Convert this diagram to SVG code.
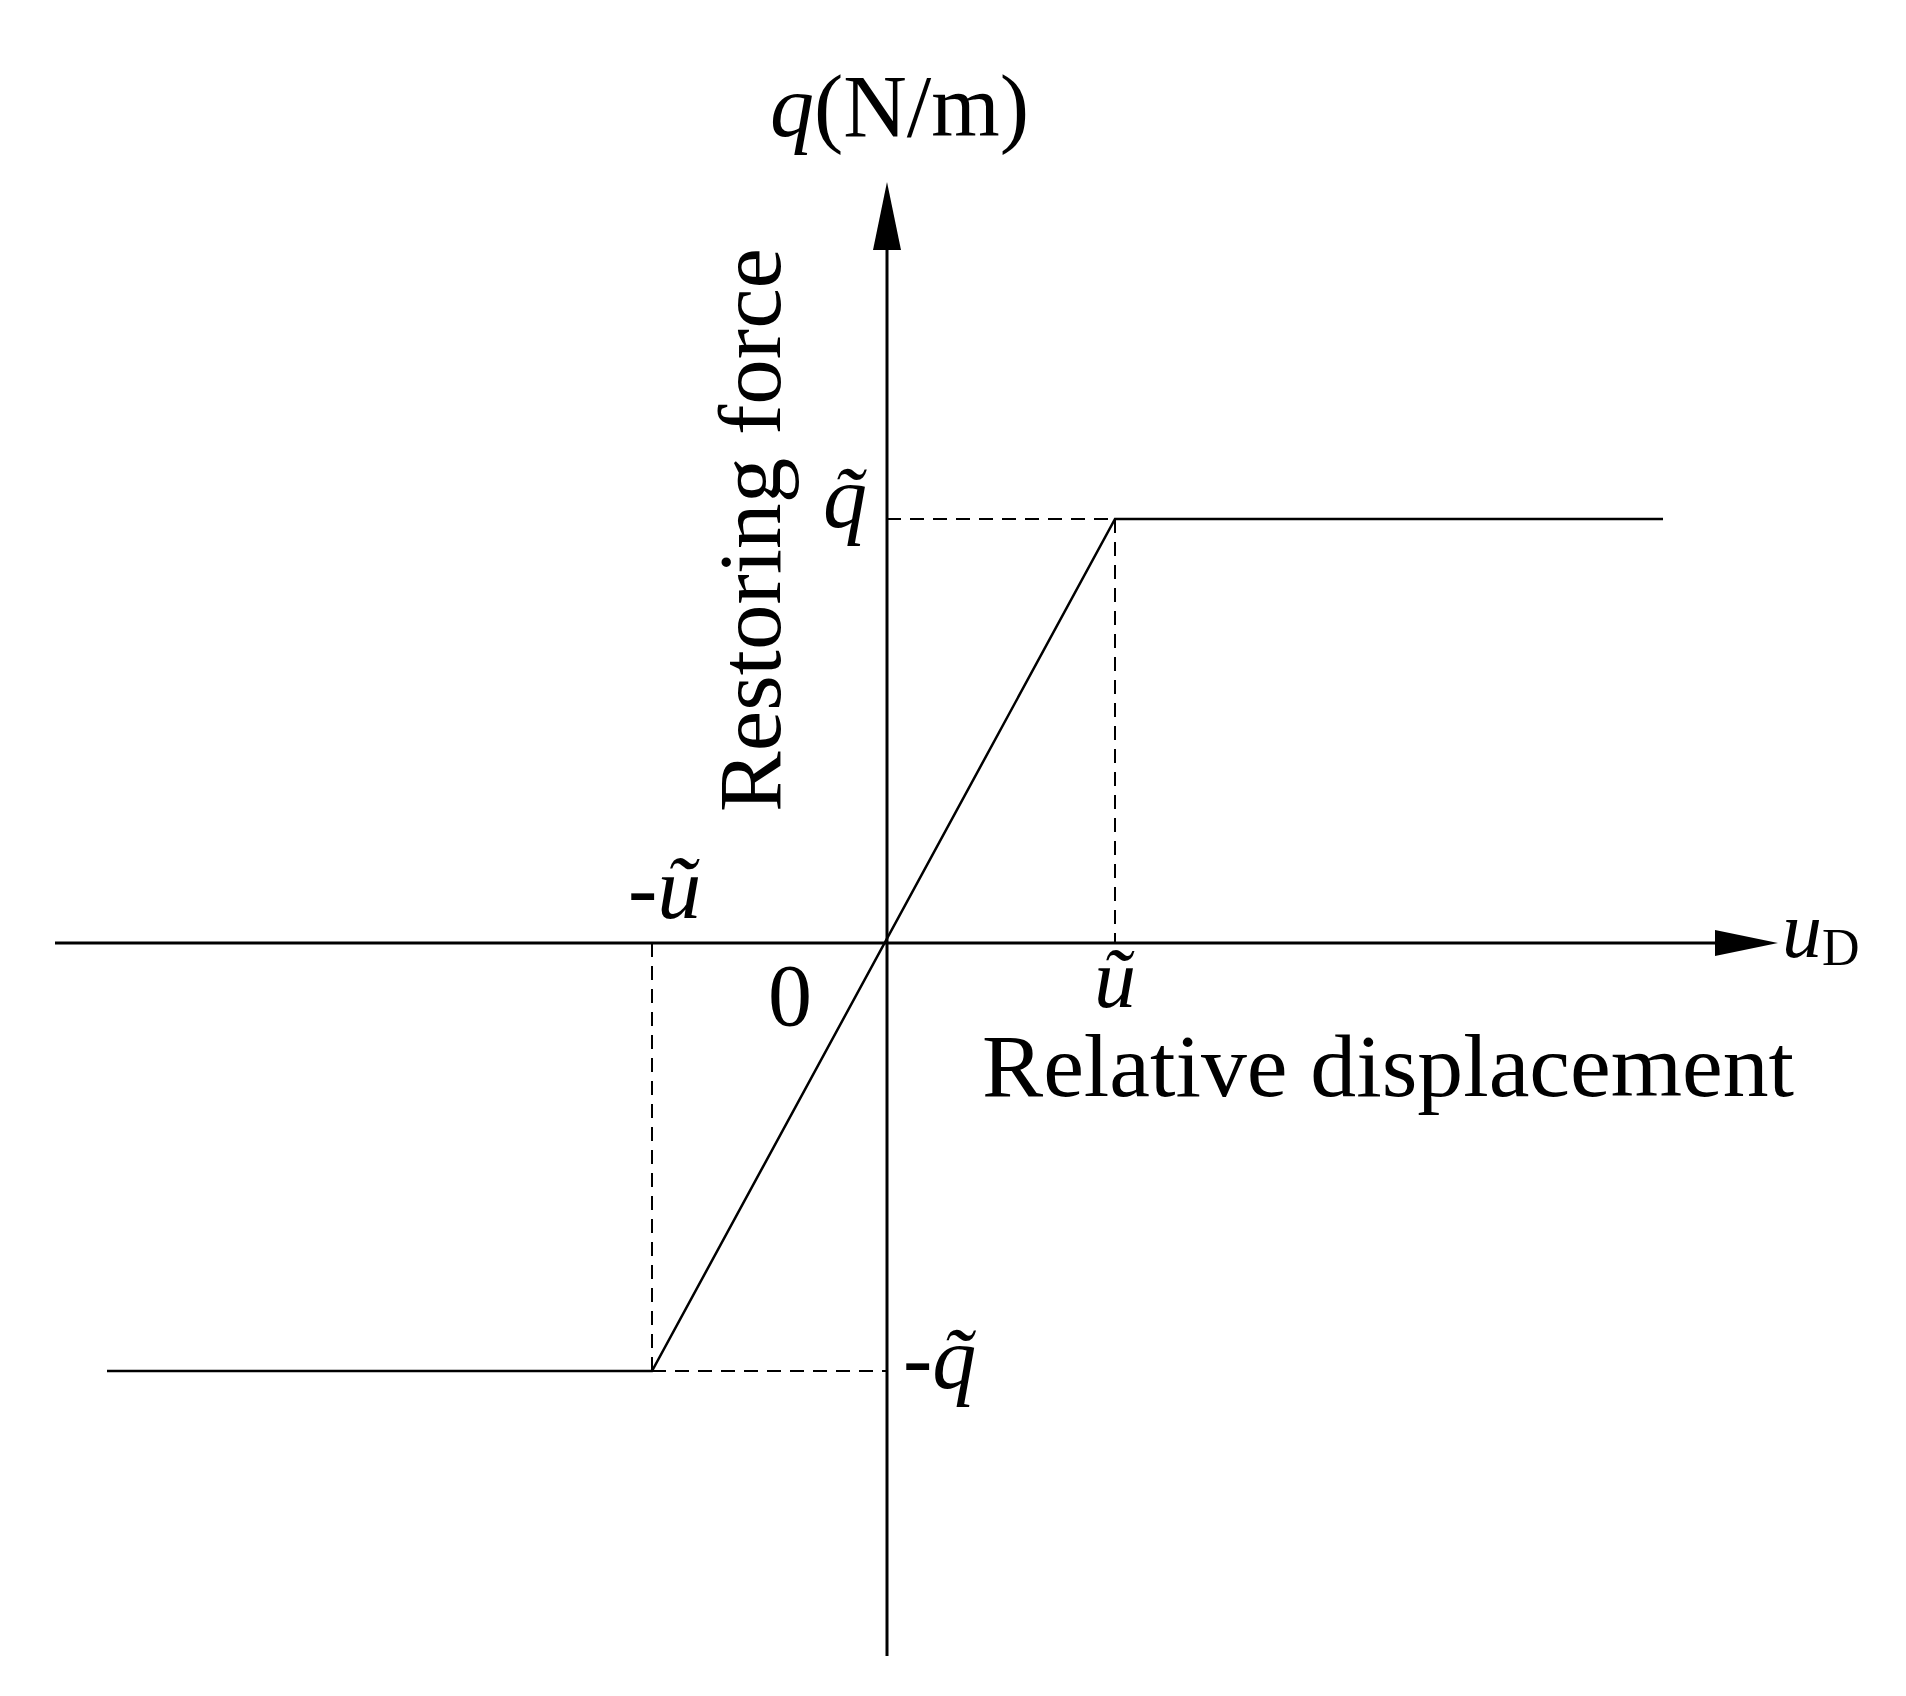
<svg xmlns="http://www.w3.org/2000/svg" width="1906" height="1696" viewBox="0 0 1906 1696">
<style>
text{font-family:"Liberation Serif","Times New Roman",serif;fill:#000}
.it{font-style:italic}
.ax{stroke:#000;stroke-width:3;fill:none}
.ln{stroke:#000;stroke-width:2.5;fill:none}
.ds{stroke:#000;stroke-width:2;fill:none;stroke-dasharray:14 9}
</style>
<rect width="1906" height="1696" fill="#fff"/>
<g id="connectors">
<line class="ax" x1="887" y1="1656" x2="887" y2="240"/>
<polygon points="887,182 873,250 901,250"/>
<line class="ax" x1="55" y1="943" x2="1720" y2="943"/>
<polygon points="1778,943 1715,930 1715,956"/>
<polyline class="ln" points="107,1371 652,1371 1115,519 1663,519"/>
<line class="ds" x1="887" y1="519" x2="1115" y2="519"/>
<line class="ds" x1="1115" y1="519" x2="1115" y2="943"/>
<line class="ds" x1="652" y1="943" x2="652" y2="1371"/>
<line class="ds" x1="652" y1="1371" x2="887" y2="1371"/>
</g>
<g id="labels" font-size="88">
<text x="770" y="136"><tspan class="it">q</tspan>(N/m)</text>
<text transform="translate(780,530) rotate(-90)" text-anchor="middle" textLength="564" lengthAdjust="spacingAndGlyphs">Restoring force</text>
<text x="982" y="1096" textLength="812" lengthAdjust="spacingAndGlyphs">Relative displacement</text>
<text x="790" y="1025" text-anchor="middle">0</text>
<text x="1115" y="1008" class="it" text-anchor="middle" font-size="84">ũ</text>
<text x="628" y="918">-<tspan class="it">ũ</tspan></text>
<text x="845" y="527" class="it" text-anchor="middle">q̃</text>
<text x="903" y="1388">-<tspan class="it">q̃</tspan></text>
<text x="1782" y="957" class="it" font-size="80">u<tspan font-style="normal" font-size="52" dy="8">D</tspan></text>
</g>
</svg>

* AIM *
Make an exact copy of the data above, pictures excluded.

* THE SOLUTION *
Convert this diagram to SVG code.
<svg xmlns="http://www.w3.org/2000/svg" width="1906" height="1696" viewBox="0 0 1906 1696">
<style>
text{font-family:"Liberation Serif","Times New Roman",serif;fill:#000}
.it{font-style:italic}
.ax{stroke:#000;stroke-width:3;fill:none}
.ln{stroke:#000;stroke-width:2.5;fill:none}
.ds{stroke:#000;stroke-width:2;fill:none;stroke-dasharray:14 9}
</style>
<rect width="1906" height="1696" fill="#fff"/>
<g id="connectors">
<line class="ax" x1="887" y1="1656" x2="887" y2="240"/>
<polygon points="887,182 873,250 901,250"/>
<line class="ax" x1="55" y1="943" x2="1720" y2="943"/>
<polygon points="1778,943 1715,930 1715,956"/>
<polyline class="ln" points="107,1371 652,1371 1115,519 1663,519"/>
<line class="ds" x1="887" y1="519" x2="1115" y2="519"/>
<line class="ds" x1="1115" y1="519" x2="1115" y2="943"/>
<line class="ds" x1="652" y1="943" x2="652" y2="1371"/>
<line class="ds" x1="652" y1="1371" x2="887" y2="1371"/>
</g>
<g id="labels" font-size="88">
<text x="770" y="136"><tspan class="it">q</tspan>(N/m)</text>
<text transform="translate(780,530) rotate(-90)" text-anchor="middle" textLength="564" lengthAdjust="spacingAndGlyphs">Restoring force</text>
<text x="982" y="1096" textLength="812" lengthAdjust="spacingAndGlyphs">Relative displacement</text>
<text x="790" y="1025" text-anchor="middle">0</text>
<text x="1115" y="1008" class="it" text-anchor="middle" font-size="84">ũ</text>
<text x="628" y="918">-<tspan class="it">ũ</tspan></text>
<text x="845" y="527" class="it" text-anchor="middle">q̃</text>
<text x="903" y="1388">-<tspan class="it">q̃</tspan></text>
<text x="1782" y="957" class="it" font-size="80">u<tspan font-style="normal" font-size="52" dy="8">D</tspan></text>
</g>
</svg>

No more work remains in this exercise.